Increasing involvement of victims in criminal prosecutions.


      The bill was read the second time.


MOTIONS


      On motion of Senator Smith, the following Committee on Law and Justice amendment was adopted:

      On page 2, line 22, after "standards." strike all material through "standards." on line 26.

      On motion of Senator Smith, the rules were suspended, Substitute House Bill No. 1610, as amended by the Senate, was advanced to third reading, the second reading considered the third and the bill was placed on final passage.


MOTION


      On motion of Senator Rasmussen, Senator Bauer was excused.

      The President declared the question before the Senate to be the roll call on the final passage of Substitute House Bill No. 1610, as amended by the Senate.


ROLL CALL


      The Secretary called the roll on the final passage of Substitute House Bill No. 1610, as amended by the Senate, and the bill passed the Senate by the following vote: Yeas, 40; Nays, 0; Absent, 0; Excused, 9.

      Voting yea: Senators Anderson, A., Deccio, Drew, Fairley, Franklin, Fraser, Gaspard, Hale, Haugen, Hochstatter, Johnson, Kohl, Long, Loveland, McAuliffe, McDonald, Morton, Moyer, Newhouse, Oke, Palmer, Prentice, Prince, Quigley, Rasmussen, Rinehart, Roach, Schow, Sellar, Sheldon, Smith, Snyder, Spanel, Strannigan, Sutherland, Swecker, West, Winsley, Wojahn and Wood - 40.

      Excused: Senators Anderson, C., Bauer, Cantu, Finkbeiner, Hargrove, Heavey, McCaslin, Owen and Pelz - 9.
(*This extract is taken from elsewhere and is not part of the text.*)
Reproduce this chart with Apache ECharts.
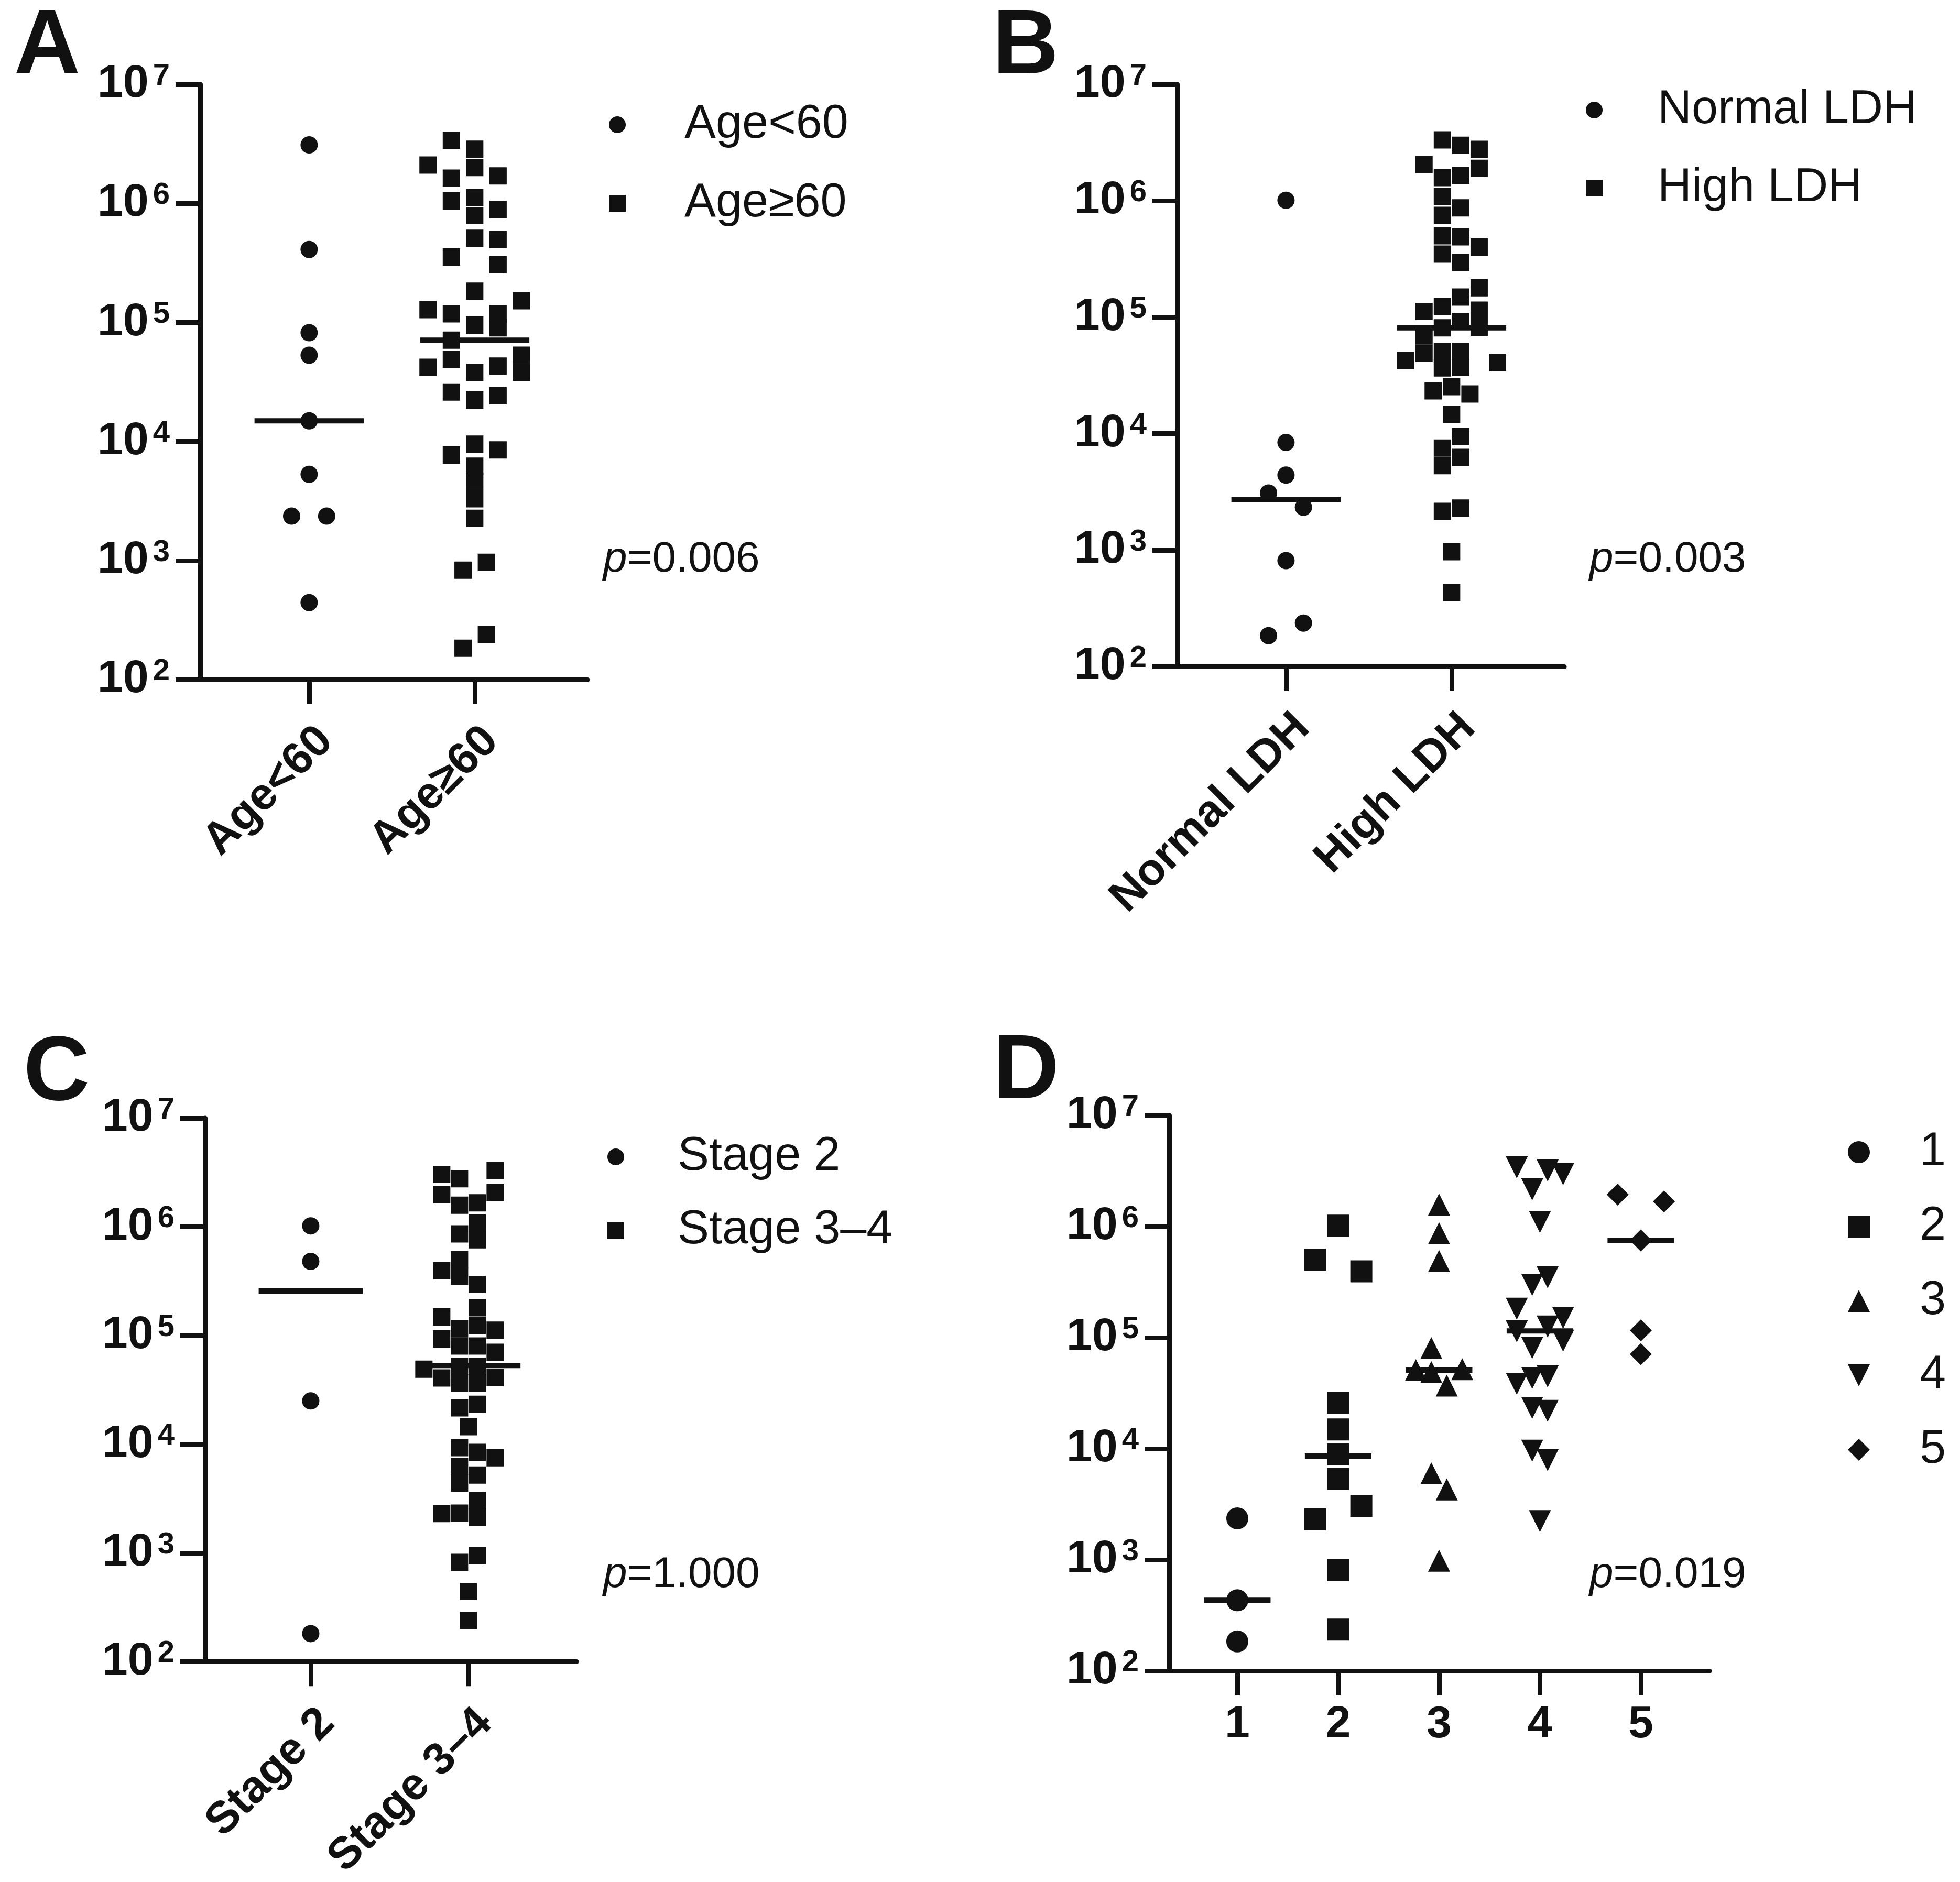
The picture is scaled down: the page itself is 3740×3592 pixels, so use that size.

      SUBSTITUTE HOUSE BILL NO. 1610, as amended by the Senate, having received the constitutional majority, was declared passed. There being no objection, the title of the bill will stand as the title of the act.


MOTION


      On motion of Senator Spanel, the Senate reverted to the first order of business.


REPORTS OF STANDING COMMITTEES


April 10, 1995

SB 6058             Prime Sponsor, Senator Loveland: Modifying local public health governance and financing. Reported by Committee on Ways and Means


      MAJORITY Recommendation: That Substitute Senate Bill No. 6058 be substituted therefor, and the substitute bill do pass. Signed by Senators Rinehart, Chairman; Loveland, Vice Chair; Bauer, Drew, Finkbeiner, Fraser, Hargrove, Hochstatter, Johnson, Long, McDonald, Pelz, Quigley, Roach, Sheldon, Snyder, Spanel, West and Wojahn.


      Passed to Committee on Rules for second reading.


April 10, 1995

ESHB 1010        Prime Sponsor, House Committee on Government Operations: Implementing regulatory reform. Reported by Committee on Ways and Means


      MAJORITY Recommendation: Do pass as amended by Committee on Government Operations. Signed by Senators Rinehart, Chair; Loveland, Vice Chair; Bauer, Drew, Finkbeiner, Hargrove, Hochstatter, Johnson, Long, McDonald, Roach, Sheldon, Snyder, Strannigan and West.


      Passed to Committee on Rules for second reading.


MOTION


      At 7:21 p.m., on motion of Senator Spanel, the Senate adjourned until 9:30 a.m., Wednesday, April 12, 1995.